Another car-based mystery - we were out for a drive around Ince Woods one night. It was Hallowe'en, and those woods are supposed to be haunted... It was an annual tradition. Anyway, we're driving down the road, and the headlights lit up a house on the corner of the road. In front of the house was maybe two-dozen pale-faced people, mouths open and teeth bared, all sat or stood in a school photo-like arrangement. No-one else in the car mentioned it, or even seemed to acknowledge it. I can't remember if I asked anyone about it, but it's possible that because of my age at the time, the lack of reaction from anyone else must've meant it was a completely normal thing to see in the middle of the woods on a cold October evening.

Last of all is the one that didn't confuse or irk me at the time, but the more I think about it these days, the more I think it's a wonder I kept my sanity at the time. It involved a school trip to Normandy, with around sixty 11-12 year olds staying in some filthy chalet-based hostel. I was one of them, obviously. On the journey there, and during idle moments, a lot of us would play the poltergeist game. From memory, this involved bouncing a coin around the table whilst asking the poltergeist a question. So, like a Ouija board for the illiterate.

During the second night, we had one of those group hysteria moments - gradually, every last one of us got it into our heads that there was a ghost/murderer running around outside the chalets, which led to all of us kids running up and down the corridors screaming, or climbing out onto the roofs, or claiming to've seen various menacing entities. The four lads I was in a room with, and myself, armed ourselves with knives and saucepans and all tried to sleep in two beds.

Obviously, there wasn't a murderer or a ghost, and the only messy thing that happened was one of us went to sleep underneath a bed, and wet himself during the night leaving an impressive puddle. 12-year-old logic had it that the previous night's terror was because of the poltergeist game, but it didn't stop us from playing it.

The question I asked the poltergeist the next day was a stupid one - I asked it to kill someone (no names given here). The other people playing the game told me I shouldn't've done that, and I agreed, so we played again and asked the poltergeist NOT to kill that certain someone. And that was that, momentarily...

The week after that, back at school, at registration. The form teacher comes in, and tells us that (name withheld) has been hit by a bus. He wasn't dead, or even seriously injured, but he didn't come to school that week. I turned white, and am still shaking now just thinking about it.

Probably, DEFINITELY just a massive coincidence - kids are mad, they jump in front of buses all the time, right? I've just checked Facebook, and from the looks of things the guy is now married and has a fashionable beard, so unless the poltergeist has a long-term plan, it looks like I'm in the clear.

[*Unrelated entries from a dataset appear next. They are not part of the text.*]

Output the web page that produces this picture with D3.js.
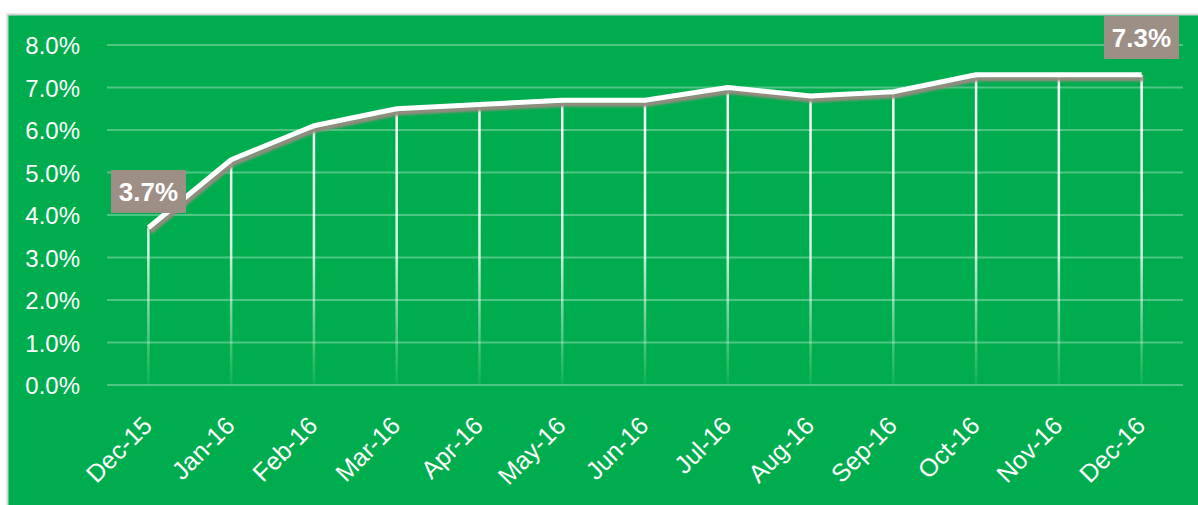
<!DOCTYPE html>
<html><head><meta charset="utf-8">
<script src="https://cdn.jsdelivr.net/npm/d3@7"></script>
<style>body{margin:0;background:#fff;}svg{display:block;}</style>
</head><body>
<svg id="chart" width="1198" height="505"></svg>
<script>
const months = ["Dec-15","Jan-16","Feb-16","Mar-16","Apr-16","May-16","Jun-16","Jul-16","Aug-16","Sep-16","Oct-16","Nov-16","Dec-16"];
const rates = [3.7,5.3,6.1,6.5,6.6,6.7,6.7,7.0,6.8,6.9,7.3,7.3,7.3];
const yTicks = [0,1,2,3,4,5,6,7,8];
const labelIdx = [0,12];

const svg = d3.select("#chart");
const font = "'Liberation Sans', Arial, sans-serif";

svg.append("rect").attr("x",7.5).attr("y",14.5).attr("width",1200).attr("height",500)
  .attr("fill","#00AD4E").attr("stroke","#D4D4D4").attr("stroke-width",2);

const x = d3.scaleBand().domain(months).range([107,1183]);
const y = d3.scaleLinear().domain([0,8]).range([385,45]);
const cx = d => x(d) + x.bandwidth()/2;

const defs = svg.append("defs");
const grad = defs.append("linearGradient").attr("id","drop").attr("gradientUnits","userSpaceOnUse")
  .attr("x1",0).attr("x2",0).attr("y1",y(7.3)).attr("y2",y(0));
grad.append("stop").attr("offset","0%").attr("stop-color","#fff").attr("stop-opacity",1);
grad.append("stop").attr("offset","55%").attr("stop-color","#fff").attr("stop-opacity",0.85);
grad.append("stop").attr("offset","100%").attr("stop-color","#fff").attr("stop-opacity",0.05);
const blur = defs.append("filter").attr("id","blur");
blur.append("feGaussianBlur").attr("stdDeviation",1);

// gridlines
svg.append("g").selectAll("line").data(yTicks).join("line")
  .attr("x1",107).attr("x2",1183).attr("y1",d=>y(d)).attr("y2",d=>y(d))
  .attr("stroke","#fff").attr("stroke-opacity",0.3).attr("stroke-width",2);

// y axis labels
const yAxis = d3.axisLeft(y).tickValues(yTicks).tickFormat(d=>d.toFixed(1)+"%").tickSize(0).tickPadding(0);
const gy = svg.append("g").attr("transform","translate(80,0)").call(yAxis);
gy.select(".domain").remove();
gy.selectAll("text").attr("fill","#fff").style("font-family",font).style("font-size","24px").attr("dy","0.36em");

// drop lines
svg.append("g").selectAll("line").data(months).join("line")
  .attr("x1",d=>cx(d)).attr("x2",d=>cx(d))
  .attr("y1",(d,i)=>y(rates[i])).attr("y2",y(0))
  .attr("stroke","url(#drop)").attr("stroke-width",2.5);

// line shadow + line
const line = d3.line().x((d,i)=>cx(months[i])).y(d=>y(d));
svg.append("path").datum(rates).attr("d",line).attr("fill","none")
  .attr("stroke","#978A80").attr("stroke-width",5).attr("transform","translate(2,4)")
  .attr("filter","url(#blur)");
svg.append("path").datum(rates).attr("d",line).attr("fill","none")
  .attr("stroke","#fff").attr("stroke-width",5).attr("stroke-linejoin","round");

// x axis labels
const gx = svg.append("g").attr("transform","translate(0,400)");
gx.selectAll("text").data(months).join("text")
  .attr("transform",d=>`translate(${cx(d)-1},21) rotate(-45)`)
  .attr("text-anchor","end").attr("dy","0.35em")
  .attr("fill","#fff").style("font-family",font).style("font-size","25px")
  .text(d=>d);

// data labels
const lbl = svg.append("g");
const boxes = [{i:0,x:111,y:170},{i:12,x:1104,y:16}];
boxes.forEach(b=>{
  lbl.append("rect").attr("x",b.x).attr("y",b.y).attr("width",75).attr("height",43).attr("fill","#9D8E86");
  lbl.append("text").attr("x",b.x+37.5).attr("y",b.y+21.5).attr("dy","0.36em").attr("text-anchor","middle")
    .attr("fill","#fff").style("font-family",font).style("font-weight","bold").style("font-size","26px")
    .text(rates[b.i].toFixed(1)+"%");
});
</script>
</body></html>
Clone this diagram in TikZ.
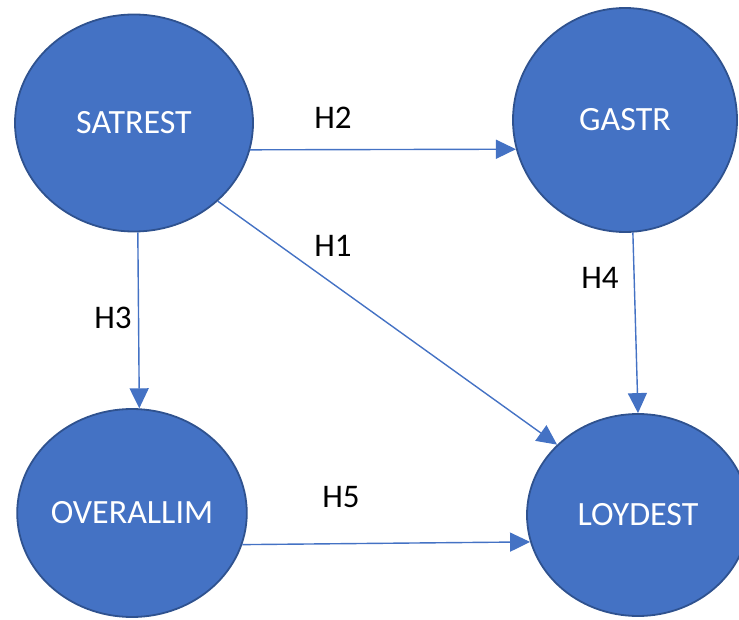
\documentclass[tikz,border=0pt]{standalone}
\usepackage{fontspec}
\setmainfont{Carlito}
\usetikzlibrary{shapes.geometric, arrows.meta}
\definecolor{officeblue}{HTML}{4472C4}
\definecolor{officeedge}{HTML}{2F528F}

\begin{document}
\begin{tikzpicture}[x=1pt, y=-1pt,
	construct/.style={ellipse, draw=officeedge, line width=1.8pt, fill=officeblue, text=white, inner sep=0pt, font=\fontsize{34}{40}\selectfont},
	hyp/.style={draw=officeblue, line width=1.4pt, -{Triangle[length=20pt,width=19pt]}},
	hlabel/.style={font=\fontsize{33}{38}\selectfont}]
	\useasboundingbox (0,0) rectangle (739,620);
	% constructs
	\node[construct, minimum width=238pt, minimum height=217pt] (satrest) at (134,123) {SATREST};
	\node[construct, minimum width=224pt, minimum height=224pt] (gastr) at (625,120) {GASTR};
	\node[construct, minimum width=222pt, minimum height=208pt] (overallim) at (132,513) {OVERALLIM};
	\node[construct, minimum width=222pt, minimum height=202pt] (loydest) at (638,515) {LOYDEST};
	% hypotheses
	\draw[hyp] (satrest.-13) -- (gastr.195);
	\draw[hyp] (satrest.-43) -- (loydest.139);
	\draw[hyp] (satrest.-88) -- (overallim.86);
	\draw[hyp] (gastr.-86) -- (loydest.90);
	\draw[hyp] (overallim.-16) -- (loydest.194);
	\node[hlabel] (h2) at (333,118) {H2};
	\node[hlabel] (h1) at (333,246) {H1};
	\node[hlabel] (h3) at (113,318) {H3};
	\node[hlabel] (h4) at (600,278) {H4};
	\node[hlabel] (h5) at (341,497) {H5};
\end{tikzpicture}
\end{document}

Bugger, I don't think I'm going to sleep tonight. 

2015 UPDATE:

Repressed memories and all that - just this morning remembered something else that was somewhat disturbing all those years ago. Everyone had that one friend who had access to 18-rated films about a decade too early, right? Robocop, The Terminator, that sort of thing. Well this particular friend, he'd watch those films more or less every day, so naturally we'd see those films a lot. It wasn't the films that were frightening, they were enjoyable. It was his video. Something to do with faulty cogs or whatever, but whenever we watched those films, almost all the way through there'd be a weird droning sound, alternating between the left and right channels. Like playing a Brian Eno record on half speed, extended over two hours. It always seemed to play up most during the most violent scenes, and for a while I took it to be the "music of violence", until one December day we were watching Home Alone 2 - the part where Macauly Culkin's walking the streets of New York at night, seeing all the odd folk, prostitutes and monstrous taxi drivers and laughing maniacs and so on - and then THAT DRONING started up again. It just had the effect of making any film at all seem so much more sinister. I've tried to find a similar example on YouTube, but all that comes up is AfterEffects tutorials, which aren't really all that scary.

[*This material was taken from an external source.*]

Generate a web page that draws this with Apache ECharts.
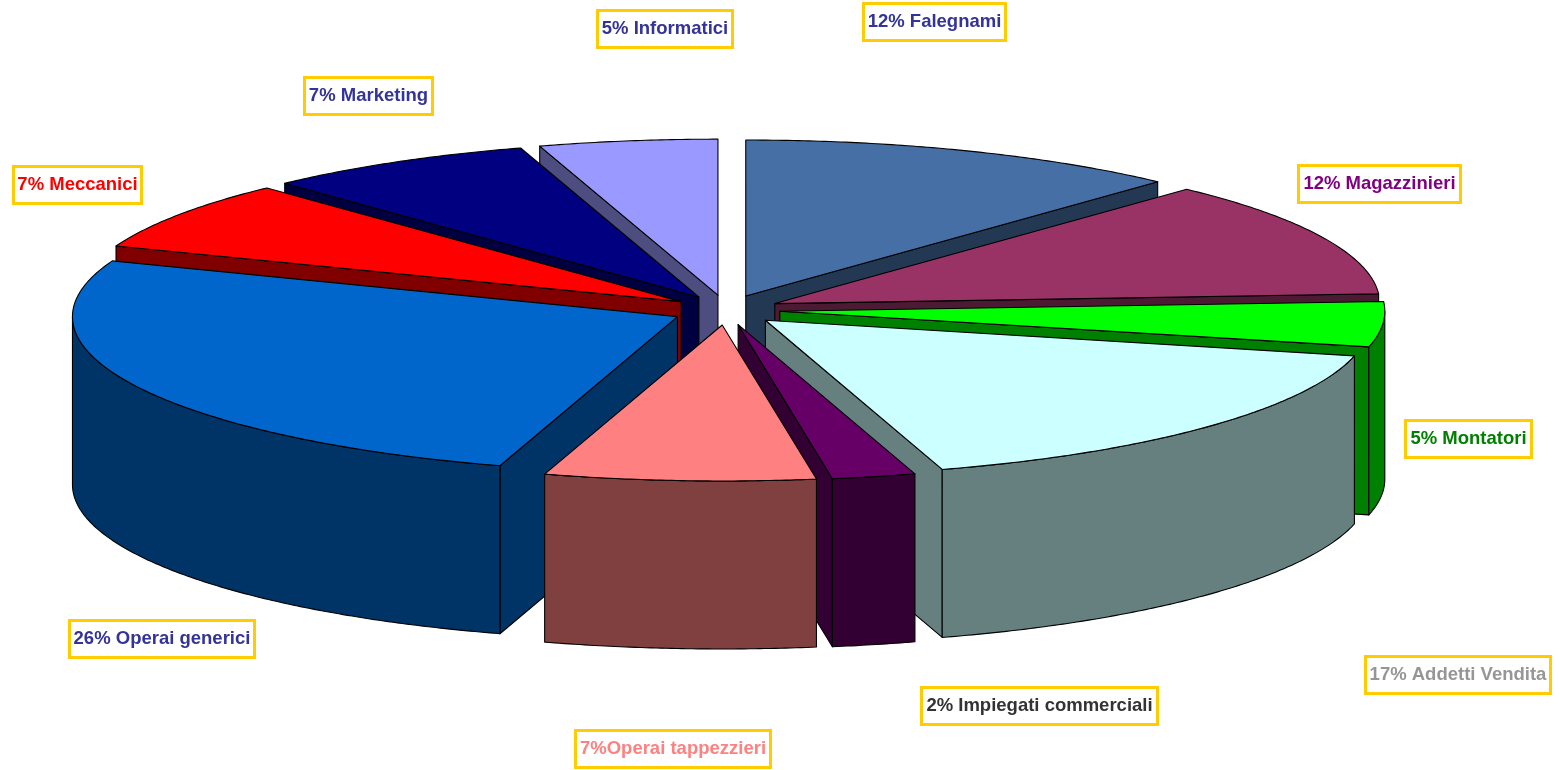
<!DOCTYPE html>
<html>
<head>
<meta charset="utf-8">
<style>html,body{margin:0;padding:0;background:#fff}#c{width:1560px;height:770px}</style>
<script src="https://cdn.jsdelivr.net/npm/echarts@6/dist/echarts.min.js"></script>
</head>
<body>
<div id="c"></div>
<script>
// Data, clockwise from 12 o'clock
const categories = ['Falegnami','Magazzinieri','Montatori','Addetti Vendita','Impiegati commerciali','Operai tappezzieri','Operai generici','Meccanici','Marketing','Informatici'];
const shares = [11.92, 12.08, 4.67, 16.61, 2.23, 7.23, 26.07, 7.19, 7.24, 4.76];
const labelTexts = ['12% Falegnami','12% Magazzinieri','5% Montatori','17% Addetti Vendita','2% Impiegati commerciali','7%Operai tappezzieri','26% Operai generici','7% Meccanici','7% Marketing','5% Informatici'];

// Styles
const topColors = ['#4670A5','#993366','#00FF00','#CCFFFF','#660066','#FF8080','#0066CC','#FF0000','#000080','#9999FF'];
const sideColors = ['#233852','#4D1A33','#008000','#668080','#330033','#804040','#003366','#800000','#000040','#4D4D80'];
const labelColors = ['#333399','#800080','#008000','#969696','#333333','#FF8080','#333399','#FF0000','#333399','#333399'];
const labelBoxes = [[863.5,3.5,142,37],[1298.5,165.5,162,37],[1405.5,420.5,126,37],[1365.5,656.5,185,37],[921.5,687.5,236,37],[575.5,730.5,195,37],[69.5,620.5,185,37],[13.5,166.5,128,37],[304.5,77.5,128,37],[597.5,10.5,135,37]];

// Pie geometry (pixels)
const CX = 726, CY = 310, RX = 605, RY = 156, DEPTH = 168, EXPLODE_X = 54, EXPLODE_Y = 15;

const total = shares.reduce((a, b) => a + b, 0);
let acc = 0;
const sliceData = shares.map((v, i) => {
  const s = acc / total * 360;
  acc += v;
  return { name: categories[i], value: [i, v, s, acc / total * 360] };
});
const depthRank = sliceData
  .map((d, i) => ({ i, k: -Math.cos((d.value[2] + d.value[3]) / 2 * Math.PI / 180) }))
  .sort((a, b) => a.k - b.k)
  .reduce((m, o, r) => { m[o.i] = r; return m; }, {});

function renderSlice(params, api) {
  const i = api.value(0), a0 = api.value(2), a1 = api.value(3);
  const mid = (a0 + a1) / 2 * Math.PI / 180;
  const ax = CX + Math.sin(mid) * EXPLODE_X, ay = CY - Math.cos(mid) * EXPLODE_Y;
  const pt = (deg) => {
    const t = deg * Math.PI / 180;
    return [ax + Math.sin(t) * RX, ay - Math.cos(t) * RY];
  };
  const arc = (from, to) => {
    const pts = [], n = Math.max(2, Math.ceil((to - from) * 2));
    for (let k = 0; k <= n; k++) pts.push(pt(from + (to - from) * k / n));
    return pts;
  };
  const down = (p) => [p[0], p[1] + DEPTH];
  const base = depthRank[i] * 10;
  const style = (fill) => ({ fill, stroke: '#000', lineWidth: 1.1, lineJoin: 'round' });
  const poly = (points, fill, z) => ({ type: 'polygon', shape: { points }, style: style(fill), z2: base + z, silent: true });
  const children = [];
  const apex = [ax, ay];
  const wall = (a) => {
    const e = pt(a);
    children.push(poly([apex, e, down(e), down(apex)], sideColors[i], 1));
  };
  // only the radial walls that face the viewer
  if (Math.sin(a0 * Math.PI / 180) < 0) wall(a0);
  if (Math.sin(a1 * Math.PI / 180) > 0) wall(a1);
  const f0 = Math.max(a0, 90), f1 = Math.min(a1, 270);
  if (f1 > f0) {
    const top = arc(f0, f1);
    children.push(poly(top.concat(top.map(down).reverse()), sideColors[i], 2));
  }
  children.push(poly([apex].concat(arc(a0, a1)), topColors[i], 3));
  return { type: 'group', children };
}

function renderLabel(params, api) {
  const i = api.value(0), b = labelBoxes[i];
  return {
    type: 'group',
    children: [
      { type: 'rect', shape: { x: b[0], y: b[1], width: b[2], height: b[3] }, style: { fill: '#fff', stroke: '#FFCC00', lineWidth: 3 }, z2: 200, silent: true },
      { type: 'text', x: b[0] + b[2] / 2, y: b[1] + b[3] / 2, z2: 201, silent: true,
        style: { text: labelTexts[i], fill: labelColors[i], font: 'bold 18.5px "Liberation Sans", Arial, sans-serif', align: 'center', verticalAlign: 'middle' } }
    ]
  };
}

const chart = echarts.init(document.getElementById('c'), null, { renderer: 'canvas' });
chart.setOption({
  backgroundColor: '#ffffff',
  animation: false,
  series: [
    { type: 'custom', coordinateSystem: 'none', renderItem: renderSlice, data: sliceData, silent: true, clip: false },
    { type: 'custom', coordinateSystem: 'none', renderItem: renderLabel, data: sliceData, silent: true, clip: false, z: 3 }
  ]
});
</script>
</body>
</html>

  1. This is the scariest thing I'm likely to see this - or any - Halloween season - probably because I can relate to or remember every single one of them.

    Your fear of teeth probably has a lot to do with the time you were chewing on a pen with a loose tooth, and you twisted it a little. Oh, the blood.

    1. Twisted it RIGHT THE WAY UPSIDE DOWN!

      I'd forgotten about that somehow, cheers!

  2. You're not alone in finding that cartoon 'The Little Mole' bloody scary.
    To begin with, it was one of those Hugh Harman / Rudolf Ising MGM efforts that usually had me sighing with disgust at their calculated cuteness - knowing that the following seven or eight minutes would be spent in the company of something quaint from the early forties rather than Screwy Squirrel or Daffy Duck.
    Secondly, I was seven when I watched this. I was expecting a funny cartoon. What I got was a bloody nightmare. A mole who, due to his short-sightedness, thinks a rubbish dump is a glistening palace. Along comes this cheapjack skunk who swindles him - a mere child - out of his meagre allowance for a pair of glasses that end up broken within seconds. Then he nearly DIES. And, unlike in the similarly glutinous The Little Goldfish, it's not all a dream - this shit is REAL.
    Fuck this cartoon.

    1. Whilst we're talking about those Happy Harmonies cartoons - got to admire their variety. From a ridiculously cutesy thing like The Milky Way (kittens go to space and drink milk), to a fantastical nightmare like Bottles ("DEATH WALKS TONIGHT!").

      I'll always have time for ANY cartoon from that era - bound to be better than all this "stylized" stuff we have now.

  3. Great post! Enjoyed reading about all the things that freaked you out.....but I also have to call you an arse for making me see that bloody doll thing in Are You Afraid Of The Dark just before I settle down to sleep....Thanks for that...I'll never get any kip now! lol

    1. It's been eighteen years since I slept - just a warning, like. Enjoy!